Laura Parrot previously served as DPS’ coordinator of advanced academics and is now the district’s director of advanced academics. She has been with DPS for seven years and accredits the success of diversity in advanced classes and programs to the many strategies DPS has implemented over the years.
“One of the big changes that we’ve done is implementing portfolios as part of the [Advanced Placement] identification process,” Parrot said. “That has been really great at finding more students, a greater diversity of our student population of identification at the middle and high school level.”
By considering students’ past successes, Advanced academics specialists at DPS high schools have an easier time identifying more students who are eligible for advanced classes.
Another strategy the district has implemented is getting rid of teacher recommendations for enrolling in an AP class.
“It used to be that when students wanted to take an AP class, they had to get teacher recommendations to enroll,” Parrot said. “We did away with that.”
An article written by the W.E Upjohn Institute for Employment Researches, a non-profit organization that studies the ways policy impacts employment and unemployment, titled Who Believes in Me? The Effect of Student-Teacher Demographic Match on Teacher Expectations describes research that has shown evidence of systematic bias in teacher expectations for African-American students. Non-black teachers were found to have lower expectations of black students than black teachers.
Before this policy was enforced, schools in North Carolina like Southern High School required recommendations from teachers to apply for an AP class. This approach could allow for teachers to exercise their biases toward black students by refusing to write recommendations and/or not recommending AP classes to Black students at all.
Riverside’s results lag
If DPS has all of these policies and programs in place, why hasn’t Riverside adjusted?

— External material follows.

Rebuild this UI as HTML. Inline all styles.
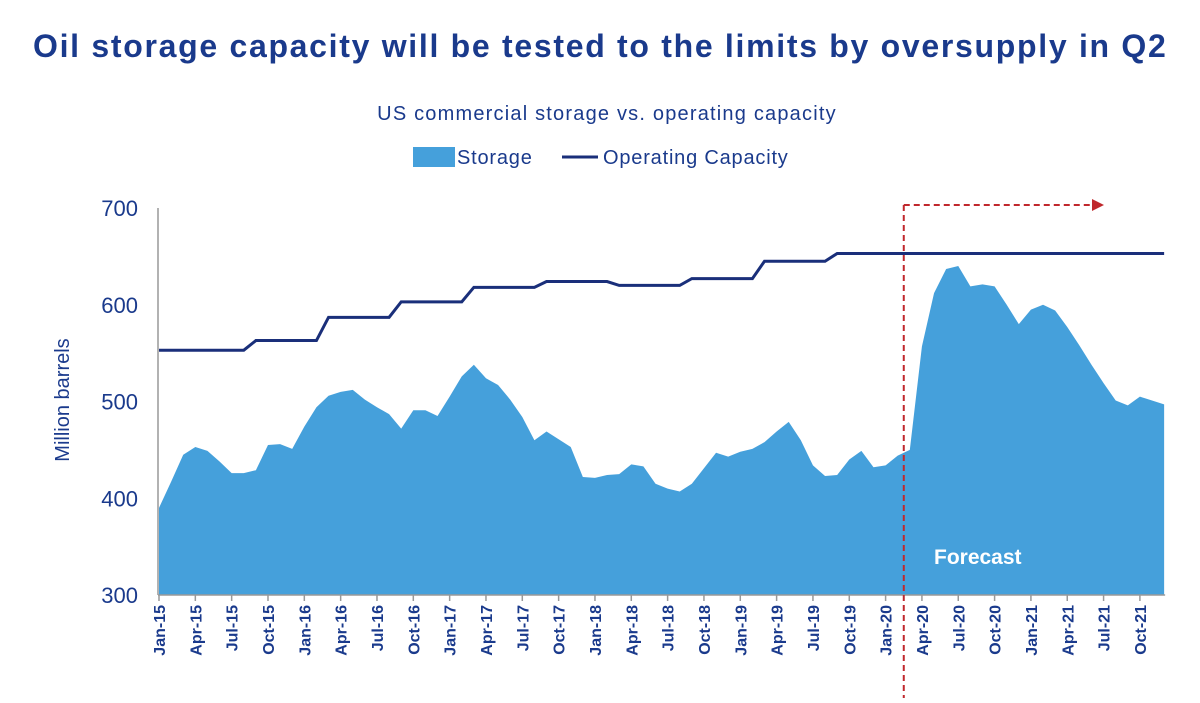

“Riverside has some work to do,” Parrot Said. “AP teachers may not be aware that students may walk down the hallway and look in a classroom and say, ‘you know what, no one in there looks like me. I don’t want to be a part of that class.’”
Riverside has only had an advanced academic specialist for two years. One of those years during the 2020-21 school year when school was completely virtual.
“We saw a drop in all of our schools for AP. Now you’ve got Mrs. Stone involved and we feel confident that things will start to change,” Parrot said.
To make up for lost time, both teachers and administration at Riverside have to make these classes and programs more accessible for students and family.
The district is working on similar initiatives at many different schools to make advanced classes a more viable option for students, families and educators.
“What we are doing is equipping teachers to have the instructional tools to be able to address the needs of all students,” said DPS Advanced academics coordinator Jamel Anderson-Ruff. “Learning loss is real, especially with COVID. That’s another way that we can bring in students and make students feel comfortable.”
“There is an AIG specialist at almost every high school which is a big investment on the part of Durham public schools,” Anderson-Ruff said. They support and encourage students. They also make sure students know their opportunities. We are also doing a lot to work with families and students. Family outreach ensures that our families and students know what the opportunities are.”
Stone believes Riverside has been improving. Many AP teachers at Riverside are trying their best to make classes more accessible for students.
“How do we as a school kind of think about who’s not taking our classes?” Stone said. “How do we let kids know that there are opportunities out there for you?
“Let’s say we do a curriculum fair, where we show students what it is like in these classes.” she said. “We are trying to target young leaders to encourage others. Kids can kind of see more about what the classes are about and see people who look like them enjoying it.”